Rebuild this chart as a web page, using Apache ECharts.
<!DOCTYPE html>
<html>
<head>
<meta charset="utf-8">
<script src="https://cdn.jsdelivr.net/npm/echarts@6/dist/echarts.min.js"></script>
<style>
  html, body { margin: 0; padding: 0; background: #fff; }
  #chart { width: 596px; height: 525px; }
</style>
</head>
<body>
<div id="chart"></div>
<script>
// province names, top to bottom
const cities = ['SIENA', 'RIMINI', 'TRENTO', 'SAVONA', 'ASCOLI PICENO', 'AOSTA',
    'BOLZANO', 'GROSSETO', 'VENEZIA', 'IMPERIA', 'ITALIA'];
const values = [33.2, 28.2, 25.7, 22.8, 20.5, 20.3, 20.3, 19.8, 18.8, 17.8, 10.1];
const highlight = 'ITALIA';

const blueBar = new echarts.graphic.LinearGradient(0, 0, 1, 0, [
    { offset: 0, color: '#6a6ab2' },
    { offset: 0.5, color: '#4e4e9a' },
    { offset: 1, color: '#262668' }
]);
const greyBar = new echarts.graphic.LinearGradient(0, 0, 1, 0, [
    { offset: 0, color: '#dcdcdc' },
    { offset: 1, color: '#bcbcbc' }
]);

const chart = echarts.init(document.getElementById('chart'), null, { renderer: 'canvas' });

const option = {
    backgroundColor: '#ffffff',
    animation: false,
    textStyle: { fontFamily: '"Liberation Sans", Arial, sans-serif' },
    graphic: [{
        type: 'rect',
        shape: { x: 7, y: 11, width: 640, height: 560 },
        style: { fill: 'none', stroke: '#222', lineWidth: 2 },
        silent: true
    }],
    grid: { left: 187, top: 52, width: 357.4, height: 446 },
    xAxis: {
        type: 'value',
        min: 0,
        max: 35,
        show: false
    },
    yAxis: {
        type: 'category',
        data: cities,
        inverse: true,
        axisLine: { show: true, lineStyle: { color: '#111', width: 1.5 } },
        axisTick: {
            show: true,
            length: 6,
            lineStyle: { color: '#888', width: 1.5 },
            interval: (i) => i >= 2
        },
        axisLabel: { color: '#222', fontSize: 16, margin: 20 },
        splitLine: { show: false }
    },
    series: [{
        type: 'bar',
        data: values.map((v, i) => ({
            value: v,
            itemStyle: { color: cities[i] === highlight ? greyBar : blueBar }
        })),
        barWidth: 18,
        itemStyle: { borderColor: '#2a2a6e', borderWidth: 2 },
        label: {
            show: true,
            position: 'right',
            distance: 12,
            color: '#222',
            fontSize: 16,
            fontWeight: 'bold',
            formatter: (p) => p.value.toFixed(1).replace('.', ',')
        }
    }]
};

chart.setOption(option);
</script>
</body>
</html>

══════════

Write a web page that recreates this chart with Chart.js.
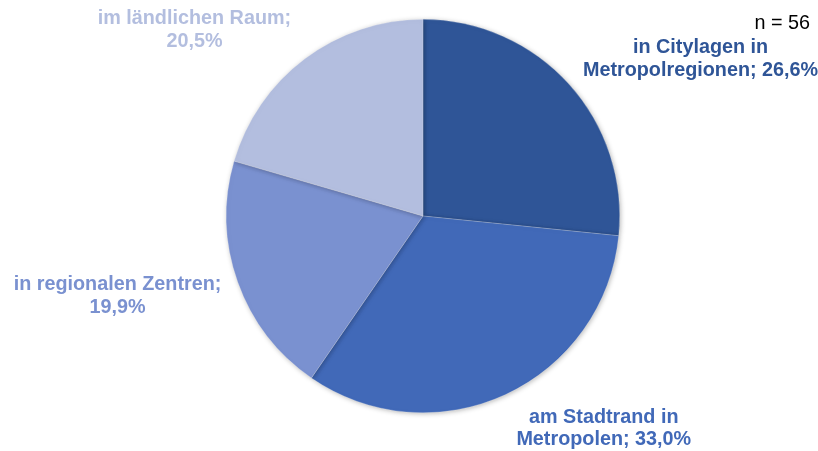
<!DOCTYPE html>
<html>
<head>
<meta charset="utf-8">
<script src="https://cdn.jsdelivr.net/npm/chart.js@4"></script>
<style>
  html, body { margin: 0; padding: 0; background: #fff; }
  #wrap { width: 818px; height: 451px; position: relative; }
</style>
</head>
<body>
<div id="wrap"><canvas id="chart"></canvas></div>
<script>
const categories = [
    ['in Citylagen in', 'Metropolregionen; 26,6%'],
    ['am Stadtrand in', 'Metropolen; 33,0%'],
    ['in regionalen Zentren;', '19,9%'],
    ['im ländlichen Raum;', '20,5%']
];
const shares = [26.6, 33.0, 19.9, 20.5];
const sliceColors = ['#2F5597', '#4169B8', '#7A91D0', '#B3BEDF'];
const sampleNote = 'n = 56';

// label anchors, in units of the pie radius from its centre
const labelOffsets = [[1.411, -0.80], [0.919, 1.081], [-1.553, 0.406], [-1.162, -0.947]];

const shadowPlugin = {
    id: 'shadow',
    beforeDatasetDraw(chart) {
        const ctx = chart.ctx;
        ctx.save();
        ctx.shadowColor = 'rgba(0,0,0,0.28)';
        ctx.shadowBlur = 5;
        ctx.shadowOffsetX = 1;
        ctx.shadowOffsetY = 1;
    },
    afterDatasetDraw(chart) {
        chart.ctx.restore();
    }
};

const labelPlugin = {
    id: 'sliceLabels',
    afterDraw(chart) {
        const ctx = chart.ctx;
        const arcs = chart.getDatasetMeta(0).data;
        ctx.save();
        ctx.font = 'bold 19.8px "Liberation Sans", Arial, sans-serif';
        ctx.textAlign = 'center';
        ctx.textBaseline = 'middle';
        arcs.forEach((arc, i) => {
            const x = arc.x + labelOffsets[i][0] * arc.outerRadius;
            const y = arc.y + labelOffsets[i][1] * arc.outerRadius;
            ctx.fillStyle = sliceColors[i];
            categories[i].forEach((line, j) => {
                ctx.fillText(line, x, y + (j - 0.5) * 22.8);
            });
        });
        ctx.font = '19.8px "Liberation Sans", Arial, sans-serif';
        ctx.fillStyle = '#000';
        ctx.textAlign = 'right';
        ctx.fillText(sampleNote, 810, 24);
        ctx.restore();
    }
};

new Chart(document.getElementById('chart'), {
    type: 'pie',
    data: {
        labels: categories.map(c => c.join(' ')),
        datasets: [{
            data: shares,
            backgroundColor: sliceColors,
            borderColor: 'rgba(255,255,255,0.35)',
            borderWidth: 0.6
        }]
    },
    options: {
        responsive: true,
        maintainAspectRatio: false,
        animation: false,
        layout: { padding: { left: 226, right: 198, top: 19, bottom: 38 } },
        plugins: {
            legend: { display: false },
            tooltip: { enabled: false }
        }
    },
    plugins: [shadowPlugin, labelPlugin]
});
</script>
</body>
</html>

══════════

* [Instructions for the task]:
Only the lines from the one with "Write a web" through the one with "const sampleNote = 'n = 56';" belong in your copy; retype them exactly and drop any pictures.

* [The output]:
Write a web page that recreates this chart with Chart.js.
<!DOCTYPE html>
<html>
<head>
<meta charset="utf-8">
<script src="https://cdn.jsdelivr.net/npm/chart.js@4"></script>
<style>
  html, body { margin: 0; padding: 0; background: #fff; }
  #wrap { width: 818px; height: 451px; position: relative; }
</style>
</head>
<body>
<div id="wrap"><canvas id="chart"></canvas></div>
<script>
const categories = [
    ['in Citylagen in', 'Metropolregionen; 26,6%'],
    ['am Stadtrand in', 'Metropolen; 33,0%'],
    ['in regionalen Zentren;', '19,9%'],
    ['im ländlichen Raum;', '20,5%']
];
const shares = [26.6, 33.0, 19.9, 20.5];
const sliceColors = ['#2F5597', '#4169B8', '#7A91D0', '#B3BEDF'];
const sampleNote = 'n = 56';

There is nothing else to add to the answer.